In [24]:
import numpy as np 
import pandas as pd 
from scipy.stats import chi2_contingency

## Causal Inference Modeling 

Problem Statement: What is the strength of the correlation between RTO and productivity at work? Is there a causal relationship between RTO and workplace productivity?

Let X represent RTO status and Y represent worker productivity, where
 - X = 1 represents workers who go into the office for work, and 
 - Y = 1 represents workers who are "productive."


##### Question 1: What is the quanitity of workers who RTO but are not considered "productive"? 

Solve by calculating P(Y=1|X=1)−P(Y=1|X=0); subract the mean probability of "productive" RTO workers from the mean probabilty of "productive" non-RTO workers.

##### Create a function to infer productivity by RTO status. 

In [9]:
def estimate_uplift(df):
    no_rto = df[df.x == 0]
    rto = df[df.x == 1]
    delta = rto.y.mean() - no_rto.y.mean()
    delta_err = 1.96 * np.sqrt(
        rto.y.var() / rto.shape[0] + 
        no_rto.y.var() / no_rto.shape[0])
    return {"estimated_effect": delta, "standard_error": delta_err}

##### Create a synthetic dataset.

In [7]:
p_z = 0.5
p_x_z = [0.9, 0.1]
p_y_xz = [0.2, 0.4, 0.6, 0.8]
z = np.random.binomial(n=1, p=p_z, size=500)
p_x = np.choose(z, p_x_z)
x = np.random.binomial(n=1, p=p_x, size=500)
p_y = np.choose(x+2*z, p_y_xz)
y = np.random.binomial(n=1, p=p_y, size=500)
data = pd.DataFrame({"x":x, "y":y})
data.head()

Unnamed: 0,x,y
0,1,0
1,0,1
2,1,0
3,0,0
4,1,0


##### Estimate causal relationship between RTO & workplace productivity.

In [8]:
estimate_uplift(data)

{'estimated_effect': -0.10784172546760751, 'standard_error': 0.087250515533598}

##### Preliminary Results

From these "estimated_effect" results we can infer that RTO has an inverse effect on workplace productivity. RTO workers are inferred to be less productive than non-RTO workers. To confirm results, we'll run a chi-square contingency test (i.e., chi-square test of independence/association). 
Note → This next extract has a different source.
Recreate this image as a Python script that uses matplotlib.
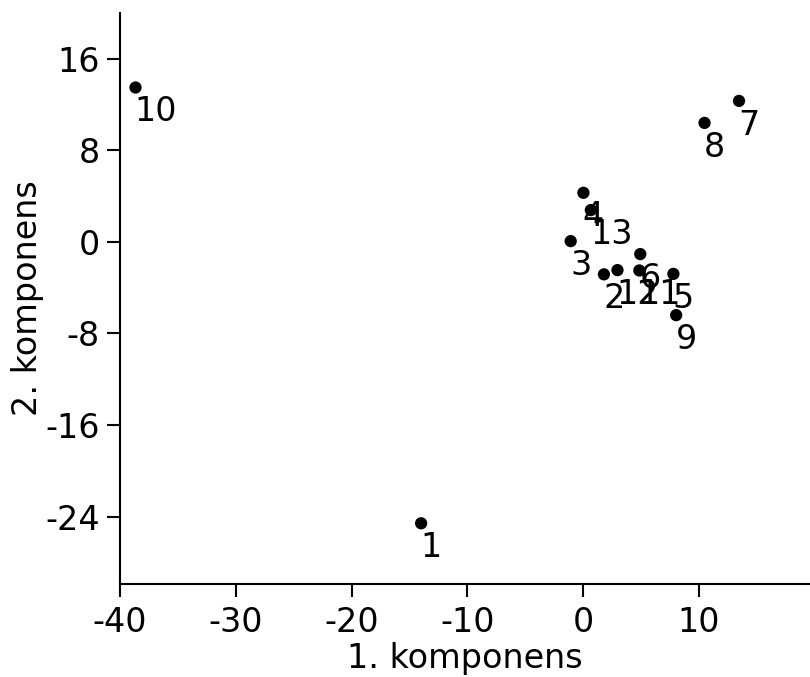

##### Chi-Square Contingency

Perform a chi-square test to determine whether there exists a significant association between two categorical variables, RTO status and workplace productivity.  

In [1]:
def chi2(df): 
    contingency_table = (
        df
        .assign(placeholder=1)
        .pivot_table(index="x", columns="y", values="placeholder", aggfunc="sum")
        .values
    )
    _, p, _, _ = chi2_contingency(contingency_table, lambda_="log-likelihood")
    print("p-value:", p)


In [26]:
chi2(data)

p-value: 0.02002396205089891


##### Conclusion

With a p-value < 0.05, we can assume statistical significance. We can now estimate the probability of a worker's productivity based on their RTO status.